Each line below should be retyped exactly, with no pictures.
+++ Source excerpt +++
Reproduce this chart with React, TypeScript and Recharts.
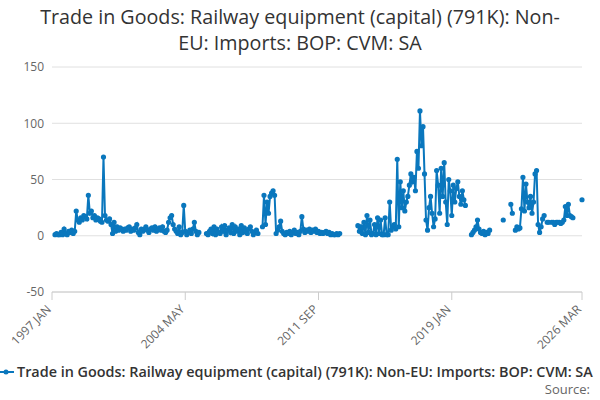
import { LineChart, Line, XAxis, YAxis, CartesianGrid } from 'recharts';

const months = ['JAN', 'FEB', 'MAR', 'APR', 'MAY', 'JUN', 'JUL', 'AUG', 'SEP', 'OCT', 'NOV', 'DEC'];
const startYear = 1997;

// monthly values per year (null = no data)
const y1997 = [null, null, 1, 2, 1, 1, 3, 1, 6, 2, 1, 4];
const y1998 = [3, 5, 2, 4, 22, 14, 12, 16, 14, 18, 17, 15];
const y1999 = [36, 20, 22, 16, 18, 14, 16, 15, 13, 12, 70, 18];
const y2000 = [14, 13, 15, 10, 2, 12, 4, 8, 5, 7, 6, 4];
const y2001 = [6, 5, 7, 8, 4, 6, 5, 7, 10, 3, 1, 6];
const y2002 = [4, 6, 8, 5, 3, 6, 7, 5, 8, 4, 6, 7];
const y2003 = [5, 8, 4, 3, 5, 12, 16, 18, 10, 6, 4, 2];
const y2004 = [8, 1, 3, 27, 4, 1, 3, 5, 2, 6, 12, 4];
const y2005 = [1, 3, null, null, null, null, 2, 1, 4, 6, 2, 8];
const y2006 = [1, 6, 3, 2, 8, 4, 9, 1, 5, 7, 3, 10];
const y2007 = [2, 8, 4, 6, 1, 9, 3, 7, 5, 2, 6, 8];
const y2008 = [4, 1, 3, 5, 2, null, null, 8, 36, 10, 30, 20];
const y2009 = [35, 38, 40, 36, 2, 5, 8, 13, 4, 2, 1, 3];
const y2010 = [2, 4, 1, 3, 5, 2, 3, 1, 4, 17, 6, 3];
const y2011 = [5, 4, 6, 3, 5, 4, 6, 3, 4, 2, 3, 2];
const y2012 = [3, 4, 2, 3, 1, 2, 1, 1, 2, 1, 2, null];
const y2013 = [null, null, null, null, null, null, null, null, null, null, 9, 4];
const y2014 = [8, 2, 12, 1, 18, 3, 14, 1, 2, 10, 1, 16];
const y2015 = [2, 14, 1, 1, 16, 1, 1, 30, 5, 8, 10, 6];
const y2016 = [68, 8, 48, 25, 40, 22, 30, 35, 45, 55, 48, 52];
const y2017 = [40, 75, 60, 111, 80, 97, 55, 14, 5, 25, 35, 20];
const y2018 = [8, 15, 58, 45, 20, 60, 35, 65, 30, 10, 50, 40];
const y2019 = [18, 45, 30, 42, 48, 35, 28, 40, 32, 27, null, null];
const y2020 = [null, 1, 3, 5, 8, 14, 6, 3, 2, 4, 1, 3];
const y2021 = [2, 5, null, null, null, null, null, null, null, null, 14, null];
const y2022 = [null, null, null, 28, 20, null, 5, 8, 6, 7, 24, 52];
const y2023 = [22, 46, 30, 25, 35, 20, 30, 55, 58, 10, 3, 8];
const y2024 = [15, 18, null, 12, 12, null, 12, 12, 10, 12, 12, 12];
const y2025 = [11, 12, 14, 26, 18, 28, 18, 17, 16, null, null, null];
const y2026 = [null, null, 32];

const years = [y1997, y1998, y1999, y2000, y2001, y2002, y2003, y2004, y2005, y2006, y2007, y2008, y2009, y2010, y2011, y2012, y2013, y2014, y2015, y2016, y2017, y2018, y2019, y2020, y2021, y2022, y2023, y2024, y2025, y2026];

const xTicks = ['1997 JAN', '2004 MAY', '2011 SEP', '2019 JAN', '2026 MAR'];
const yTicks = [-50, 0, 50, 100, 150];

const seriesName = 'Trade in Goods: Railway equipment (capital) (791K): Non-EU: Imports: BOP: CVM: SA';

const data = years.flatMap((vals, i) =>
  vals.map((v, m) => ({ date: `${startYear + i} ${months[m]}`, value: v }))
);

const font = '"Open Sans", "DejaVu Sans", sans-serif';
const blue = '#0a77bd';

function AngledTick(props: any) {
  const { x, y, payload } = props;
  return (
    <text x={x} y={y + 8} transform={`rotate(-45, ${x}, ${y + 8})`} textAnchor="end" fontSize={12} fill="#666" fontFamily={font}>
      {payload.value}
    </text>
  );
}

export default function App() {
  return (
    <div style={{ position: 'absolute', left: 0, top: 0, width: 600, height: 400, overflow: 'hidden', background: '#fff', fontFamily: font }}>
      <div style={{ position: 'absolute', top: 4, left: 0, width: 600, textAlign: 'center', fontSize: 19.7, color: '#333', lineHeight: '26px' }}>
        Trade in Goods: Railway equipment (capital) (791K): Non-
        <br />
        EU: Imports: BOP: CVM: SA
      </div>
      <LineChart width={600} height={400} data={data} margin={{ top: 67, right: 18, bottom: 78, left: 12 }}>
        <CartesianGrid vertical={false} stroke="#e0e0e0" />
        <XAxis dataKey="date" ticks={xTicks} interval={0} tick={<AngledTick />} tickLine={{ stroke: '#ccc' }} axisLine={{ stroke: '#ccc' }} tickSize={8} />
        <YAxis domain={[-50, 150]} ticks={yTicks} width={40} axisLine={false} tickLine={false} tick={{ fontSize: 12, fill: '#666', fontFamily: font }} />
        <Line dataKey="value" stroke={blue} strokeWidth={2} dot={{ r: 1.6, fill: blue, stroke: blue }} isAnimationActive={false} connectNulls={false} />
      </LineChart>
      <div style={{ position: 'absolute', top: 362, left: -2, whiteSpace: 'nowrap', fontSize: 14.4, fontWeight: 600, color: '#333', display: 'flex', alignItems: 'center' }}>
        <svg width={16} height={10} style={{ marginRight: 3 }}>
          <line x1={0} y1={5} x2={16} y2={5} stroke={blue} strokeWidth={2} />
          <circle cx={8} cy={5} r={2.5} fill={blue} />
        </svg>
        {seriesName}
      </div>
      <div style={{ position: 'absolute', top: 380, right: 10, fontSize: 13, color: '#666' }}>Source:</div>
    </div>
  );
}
+++
**Task result**
Reproduce this chart with React, TypeScript and Recharts.
import { LineChart, Line, XAxis, YAxis, CartesianGrid } from 'recharts';

const months = ['JAN', 'FEB', 'MAR', 'APR', 'MAY', 'JUN', 'JUL', 'AUG', 'SEP', 'OCT', 'NOV', 'DEC'];
const startYear = 1997;

// monthly values per year (null = no data)
const y1997 = [null, null, 1, 2, 1, 1, 3, 1, 6, 2, 1, 4];
const y1998 = [3, 5, 2, 4, 22, 14, 12, 16, 14, 18, 17, 15];
const y1999 = [36, 20, 22, 16, 18, 14, 16, 15, 13, 12, 70, 18];
const y2000 = [14, 13, 15, 10, 2, 12, 4, 8, 5, 7, 6, 4];
const y2001 = [6, 5, 7, 8, 4, 6, 5, 7, 10, 3, 1, 6];
const y2002 = [4, 6, 8, 5, 3, 6, 7, 5, 8, 4, 6, 7];
const y2003 = [5, 8, 4, 3, 5, 12, 16, 18, 10, 6, 4, 2];
const y2004 = [8, 1, 3, 27, 4, 1, 3, 5, 2, 6, 12, 4];
const y2005 = [1, 3, null, null, null, null, 2, 1, 4, 6, 2, 8];
const y2006 = [1, 6, 3, 2, 8, 4, 9, 1, 5, 7, 3, 10];
const y2007 = [2, 8, 4, 6, 1, 9, 3, 7, 5, 2, 6, 8];
const y2008 = [4, 1, 3, 5, 2, null, null, 8, 36, 10, 30, 20];
const y2009 = [35, 38, 40, 36, 2, 5, 8, 13, 4, 2, 1, 3];
const y2010 = [2, 4, 1, 3, 5, 2, 3, 1, 4, 17, 6, 3];
const y2011 = [5, 4, 6, 3, 5, 4, 6, 3, 4, 2, 3, 2];
const y2012 = [3, 4, 2, 3, 1, 2, 1, 1, 2, 1, 2, null];
const y2013 = [null, null, null, null, null, null, null, null, null, null, 9, 4];
const y2014 = [8, 2, 12, 1, 18, 3, 14, 1, 2, 10, 1, 16];
const y2015 = [2, 14, 1, 1, 16, 1, 1, 30, 5, 8, 10, 6];
const y2016 = [68, 8, 48, 25, 40, 22, 30, 35, 45, 55, 48, 52];
const y2017 = [40, 75, 60, 111, 80, 97, 55, 14, 5, 25, 35, 20];
const y2018 = [8, 15, 58, 45, 20, 60, 35, 65, 30, 10, 50, 40];
const y2019 = [18, 45, 30, 42, 48, 35, 28, 40, 32, 27, null, null];
const y2020 = [null, 1, 3, 5, 8, 14, 6, 3, 2, 4, 1, 3];
const y2021 = [2, 5, null, null, null, null, null, null, null, null, 14, null];
const y2022 = [null, null, null, 28, 20, null, 5, 8, 6, 7, 24, 52];
const y2023 = [22, 46, 30, 25, 35, 20, 30, 55, 58, 10, 3, 8];
const y2024 = [15, 18, null, 12, 12, null, 12, 12, 10, 12, 12, 12];
const y2025 = [11, 12, 14, 26, 18, 28, 18, 17, 16, null, null, null];
const y2026 = [null, null, 32];

const years = [y1997, y1998, y1999, y2000, y2001, y2002, y2003, y2004, y2005, y2006, y2007, y2008, y2009, y2010, y2011, y2012, y2013, y2014, y2015, y2016, y2017, y2018, y2019, y2020, y2021, y2022, y2023, y2024, y2025, y2026];

const xTicks = ['1997 JAN', '2004 MAY', '2011 SEP', '2019 JAN', '2026 MAR'];
const yTicks = [-50, 0, 50, 100, 150];

const seriesName = 'Trade in Goods: Railway equipment (capital) (791K): Non-EU: Imports: BOP: CVM: SA';

const data = years.flatMap((vals, i) =>
  vals.map((v, m) => ({ date: `${startYear + i} ${months[m]}`, value: v }))
);

const font = '"Open Sans", "DejaVu Sans", sans-serif';
const blue = '#0a77bd';

function AngledTick(props: any) {
  const { x, y, payload } = props;
  return (
    <text x={x} y={y + 8} transform={`rotate(-45, ${x}, ${y + 8})`} textAnchor="end" fontSize={12} fill="#666" fontFamily={font}>
      {payload.value}
    </text>
  );
}

export default function App() {
  return (
    <div style={{ position: 'absolute', left: 0, top: 0, width: 600, height: 400, overflow: 'hidden', background: '#fff', fontFamily: font }}>
      <div style={{ position: 'absolute', top: 4, left: 0, width: 600, textAlign: 'center', fontSize: 19.7, color: '#333', lineHeight: '26px' }}>
        Trade in Goods: Railway equipment (capital) (791K): Non-
        <br />
        EU: Imports: BOP: CVM: SA
      </div>
      <LineChart width={600} height={400} data={data} margin={{ top: 67, right: 18, bottom: 78, left: 12 }}>
        <CartesianGrid vertical={false} stroke="#e0e0e0" />
        <XAxis dataKey="date" ticks={xTicks} interval={0} tick={<AngledTick />} tickLine={{ stroke: '#ccc' }} axisLine={{ stroke: '#ccc' }} tickSize={8} />
        <YAxis domain={[-50, 150]} ticks={yTicks} width={40} axisLine={false} tickLine={false} tick={{ fontSize: 12, fill: '#666', fontFamily: font }} />
        <Line dataKey="value" stroke={blue} strokeWidth={2} dot={{ r: 1.6, fill: blue, stroke: blue }} isAnimationActive={false} connectNulls={false} />
      </LineChart>
      <div style={{ position: 'absolute', top: 362, left: -2, whiteSpace: 'nowrap', fontSize: 14.4, fontWeight: 600, color: '#333', display: 'flex', alignItems: 'center' }}>
        <svg width={16} height={10} style={{ marginRight: 3 }}>
          <line x1={0} y1={5} x2={16} y2={5} stroke={blue} strokeWidth={2} />
          <circle cx={8} cy={5} r={2.5} fill={blue} />
        </svg>
        {seriesName}
      </div>
      <div style={{ position: 'absolute', top: 380, right: 10, fontSize: 13, color: '#666' }}>Source:</div>
    </div>
  );
}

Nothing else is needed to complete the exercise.